Starting at the top of the listing, extract every line up to and including the one with "tick label size". Pictures stay out of the copy.
==== DATA EXTRACT ====
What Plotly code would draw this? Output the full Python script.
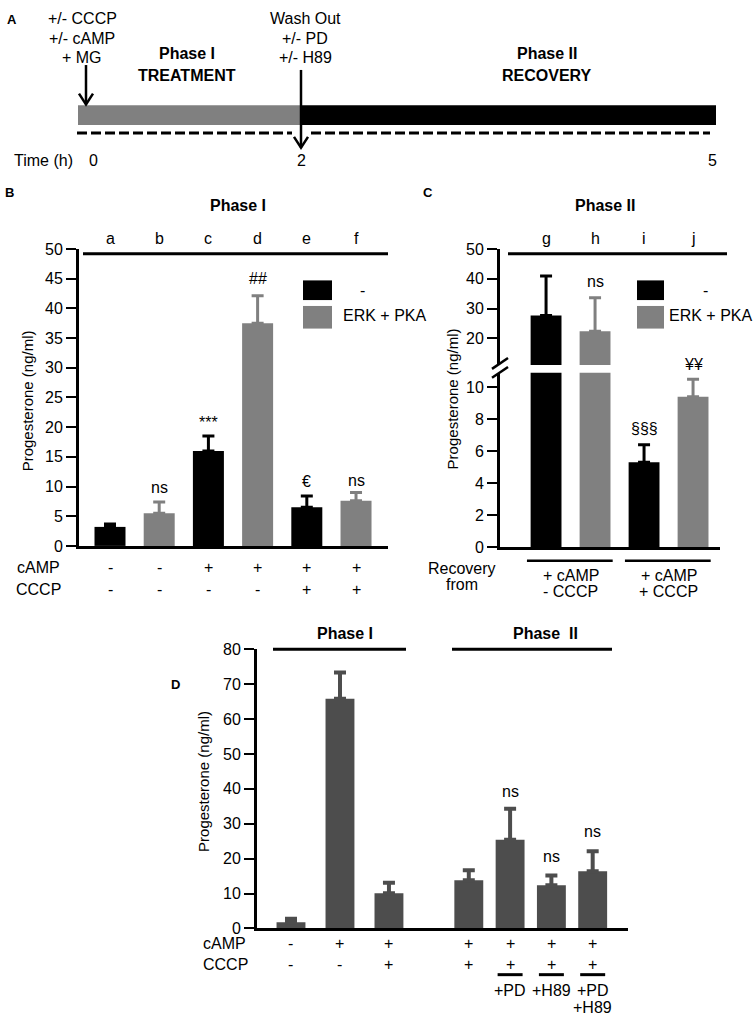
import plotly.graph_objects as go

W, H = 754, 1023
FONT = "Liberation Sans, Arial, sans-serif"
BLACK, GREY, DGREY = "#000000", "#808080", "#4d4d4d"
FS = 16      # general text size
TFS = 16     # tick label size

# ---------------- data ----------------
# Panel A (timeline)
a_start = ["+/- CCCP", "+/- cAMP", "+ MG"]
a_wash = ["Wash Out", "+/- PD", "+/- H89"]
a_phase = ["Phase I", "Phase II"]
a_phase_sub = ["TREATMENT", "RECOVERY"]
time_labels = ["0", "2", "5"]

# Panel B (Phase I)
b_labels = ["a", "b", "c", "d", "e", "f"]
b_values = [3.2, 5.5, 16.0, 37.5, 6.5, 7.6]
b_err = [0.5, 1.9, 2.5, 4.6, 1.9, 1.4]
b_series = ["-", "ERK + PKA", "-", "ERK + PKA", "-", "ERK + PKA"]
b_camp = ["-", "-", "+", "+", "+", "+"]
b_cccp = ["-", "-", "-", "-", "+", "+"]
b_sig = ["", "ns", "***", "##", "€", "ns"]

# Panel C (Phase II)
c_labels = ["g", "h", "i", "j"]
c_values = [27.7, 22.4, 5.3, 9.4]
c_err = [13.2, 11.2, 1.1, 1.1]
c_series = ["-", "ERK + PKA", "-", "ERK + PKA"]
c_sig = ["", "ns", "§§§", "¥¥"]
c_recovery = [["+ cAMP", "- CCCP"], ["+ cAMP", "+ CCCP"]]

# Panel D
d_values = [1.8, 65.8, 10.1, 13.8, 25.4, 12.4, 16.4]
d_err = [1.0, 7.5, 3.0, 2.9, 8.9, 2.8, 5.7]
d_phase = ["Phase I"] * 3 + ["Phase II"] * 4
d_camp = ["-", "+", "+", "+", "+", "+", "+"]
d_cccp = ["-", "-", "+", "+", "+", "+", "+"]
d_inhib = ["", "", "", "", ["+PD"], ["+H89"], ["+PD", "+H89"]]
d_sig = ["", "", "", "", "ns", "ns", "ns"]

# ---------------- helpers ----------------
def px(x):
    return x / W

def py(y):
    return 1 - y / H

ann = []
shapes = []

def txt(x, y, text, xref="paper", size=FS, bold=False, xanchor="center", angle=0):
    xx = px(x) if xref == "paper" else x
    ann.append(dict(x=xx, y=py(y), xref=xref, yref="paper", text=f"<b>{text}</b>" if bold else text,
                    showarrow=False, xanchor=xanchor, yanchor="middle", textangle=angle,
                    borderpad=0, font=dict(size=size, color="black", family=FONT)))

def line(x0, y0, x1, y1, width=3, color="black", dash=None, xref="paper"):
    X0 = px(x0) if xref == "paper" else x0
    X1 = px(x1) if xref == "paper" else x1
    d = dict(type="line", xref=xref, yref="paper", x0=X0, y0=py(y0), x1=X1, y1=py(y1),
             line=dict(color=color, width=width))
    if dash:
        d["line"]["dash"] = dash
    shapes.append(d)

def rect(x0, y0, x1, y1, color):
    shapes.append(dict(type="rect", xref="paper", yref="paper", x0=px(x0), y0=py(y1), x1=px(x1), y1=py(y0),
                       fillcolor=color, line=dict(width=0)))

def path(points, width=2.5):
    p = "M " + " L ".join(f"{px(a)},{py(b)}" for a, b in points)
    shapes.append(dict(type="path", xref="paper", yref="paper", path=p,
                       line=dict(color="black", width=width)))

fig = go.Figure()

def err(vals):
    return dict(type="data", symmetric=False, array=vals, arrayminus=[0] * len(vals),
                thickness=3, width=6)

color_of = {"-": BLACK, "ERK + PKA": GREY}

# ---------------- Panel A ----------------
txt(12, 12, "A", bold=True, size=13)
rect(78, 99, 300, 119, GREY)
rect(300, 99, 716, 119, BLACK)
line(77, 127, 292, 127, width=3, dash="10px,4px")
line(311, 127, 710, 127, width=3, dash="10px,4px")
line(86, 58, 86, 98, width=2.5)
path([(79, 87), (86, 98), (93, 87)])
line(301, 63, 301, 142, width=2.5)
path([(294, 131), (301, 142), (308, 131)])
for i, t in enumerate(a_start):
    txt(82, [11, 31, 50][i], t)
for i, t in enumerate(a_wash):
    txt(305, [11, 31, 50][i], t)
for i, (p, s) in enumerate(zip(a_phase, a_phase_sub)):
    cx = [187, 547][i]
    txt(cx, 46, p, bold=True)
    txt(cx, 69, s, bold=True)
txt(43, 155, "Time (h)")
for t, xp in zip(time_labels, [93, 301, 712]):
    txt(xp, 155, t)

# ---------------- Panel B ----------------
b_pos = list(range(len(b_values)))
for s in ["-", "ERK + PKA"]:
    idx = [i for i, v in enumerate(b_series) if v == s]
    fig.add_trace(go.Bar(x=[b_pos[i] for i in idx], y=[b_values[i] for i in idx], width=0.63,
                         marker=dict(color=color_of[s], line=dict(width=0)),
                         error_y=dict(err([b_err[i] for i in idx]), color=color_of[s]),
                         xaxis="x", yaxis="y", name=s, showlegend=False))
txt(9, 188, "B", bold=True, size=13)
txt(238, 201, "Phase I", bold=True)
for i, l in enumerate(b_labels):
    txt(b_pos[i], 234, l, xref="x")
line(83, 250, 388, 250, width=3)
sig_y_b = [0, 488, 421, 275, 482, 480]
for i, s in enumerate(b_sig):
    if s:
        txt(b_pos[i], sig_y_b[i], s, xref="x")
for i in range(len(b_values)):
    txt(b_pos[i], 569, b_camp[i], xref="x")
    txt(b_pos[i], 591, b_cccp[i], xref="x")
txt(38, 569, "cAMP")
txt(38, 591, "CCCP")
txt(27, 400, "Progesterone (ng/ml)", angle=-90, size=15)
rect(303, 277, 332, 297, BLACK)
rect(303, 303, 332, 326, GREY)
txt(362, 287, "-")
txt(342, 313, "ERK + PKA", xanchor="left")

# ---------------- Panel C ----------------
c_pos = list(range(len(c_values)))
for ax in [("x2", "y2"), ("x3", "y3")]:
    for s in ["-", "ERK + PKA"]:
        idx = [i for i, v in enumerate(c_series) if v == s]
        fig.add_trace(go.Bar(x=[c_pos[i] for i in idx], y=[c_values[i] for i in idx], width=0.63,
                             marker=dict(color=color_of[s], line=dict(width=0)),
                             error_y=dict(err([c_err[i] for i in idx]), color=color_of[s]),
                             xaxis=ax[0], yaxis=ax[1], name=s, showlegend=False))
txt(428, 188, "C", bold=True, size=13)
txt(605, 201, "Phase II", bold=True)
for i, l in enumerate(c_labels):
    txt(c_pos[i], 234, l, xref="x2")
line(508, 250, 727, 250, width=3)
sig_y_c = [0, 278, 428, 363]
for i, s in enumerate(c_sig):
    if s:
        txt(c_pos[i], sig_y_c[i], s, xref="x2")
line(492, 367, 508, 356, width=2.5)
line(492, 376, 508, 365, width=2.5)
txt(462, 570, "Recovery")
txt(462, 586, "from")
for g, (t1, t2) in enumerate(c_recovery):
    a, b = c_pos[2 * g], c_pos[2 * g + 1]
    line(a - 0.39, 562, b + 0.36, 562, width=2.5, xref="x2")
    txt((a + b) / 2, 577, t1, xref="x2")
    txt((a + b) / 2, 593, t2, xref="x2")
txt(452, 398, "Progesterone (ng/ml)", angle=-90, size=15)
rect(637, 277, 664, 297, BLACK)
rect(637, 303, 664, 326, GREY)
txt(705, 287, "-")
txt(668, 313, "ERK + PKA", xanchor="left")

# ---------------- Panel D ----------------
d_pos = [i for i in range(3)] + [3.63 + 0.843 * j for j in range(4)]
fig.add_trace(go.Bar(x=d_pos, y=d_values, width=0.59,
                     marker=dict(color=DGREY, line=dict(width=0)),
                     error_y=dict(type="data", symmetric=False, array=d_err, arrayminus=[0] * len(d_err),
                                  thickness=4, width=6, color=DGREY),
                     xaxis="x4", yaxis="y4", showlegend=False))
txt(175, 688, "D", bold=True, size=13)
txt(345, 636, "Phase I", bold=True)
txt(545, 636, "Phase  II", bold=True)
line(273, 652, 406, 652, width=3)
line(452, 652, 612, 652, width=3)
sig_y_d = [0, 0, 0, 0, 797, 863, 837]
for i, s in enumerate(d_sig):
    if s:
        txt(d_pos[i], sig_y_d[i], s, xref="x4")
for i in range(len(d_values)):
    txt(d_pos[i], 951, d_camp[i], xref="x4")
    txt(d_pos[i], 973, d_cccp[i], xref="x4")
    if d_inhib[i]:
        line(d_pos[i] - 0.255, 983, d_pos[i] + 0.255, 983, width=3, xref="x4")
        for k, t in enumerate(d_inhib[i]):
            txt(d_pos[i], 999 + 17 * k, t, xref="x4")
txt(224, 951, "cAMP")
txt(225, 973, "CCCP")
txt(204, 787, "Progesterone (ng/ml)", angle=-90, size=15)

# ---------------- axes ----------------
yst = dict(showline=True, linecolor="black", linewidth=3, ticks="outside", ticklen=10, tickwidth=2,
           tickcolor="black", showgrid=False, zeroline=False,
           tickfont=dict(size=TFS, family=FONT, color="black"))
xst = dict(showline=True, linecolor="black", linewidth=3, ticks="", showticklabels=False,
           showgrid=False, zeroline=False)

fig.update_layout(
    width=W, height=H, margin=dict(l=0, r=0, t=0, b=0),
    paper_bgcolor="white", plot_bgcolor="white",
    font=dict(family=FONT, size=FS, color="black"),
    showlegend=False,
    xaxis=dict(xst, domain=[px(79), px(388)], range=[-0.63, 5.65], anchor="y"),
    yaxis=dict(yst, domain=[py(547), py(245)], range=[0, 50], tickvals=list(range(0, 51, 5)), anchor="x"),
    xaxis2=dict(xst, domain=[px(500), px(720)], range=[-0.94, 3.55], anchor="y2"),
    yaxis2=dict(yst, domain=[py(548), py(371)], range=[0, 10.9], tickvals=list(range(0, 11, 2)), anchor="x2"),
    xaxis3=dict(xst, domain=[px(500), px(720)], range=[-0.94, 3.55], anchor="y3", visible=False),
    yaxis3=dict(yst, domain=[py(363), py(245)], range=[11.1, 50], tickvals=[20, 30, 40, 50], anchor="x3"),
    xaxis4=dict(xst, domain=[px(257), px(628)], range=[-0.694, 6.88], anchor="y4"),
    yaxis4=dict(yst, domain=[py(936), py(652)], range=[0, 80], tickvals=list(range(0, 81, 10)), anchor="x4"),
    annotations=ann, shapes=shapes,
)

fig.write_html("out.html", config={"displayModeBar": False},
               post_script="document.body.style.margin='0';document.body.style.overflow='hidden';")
====
ANSWER FOR THE TASK
What Plotly code would draw this? Output the full Python script.
import plotly.graph_objects as go

W, H = 754, 1023
FONT = "Liberation Sans, Arial, sans-serif"
BLACK, GREY, DGREY = "#000000", "#808080", "#4d4d4d"
FS = 16      # general text size
TFS = 16     # tick label size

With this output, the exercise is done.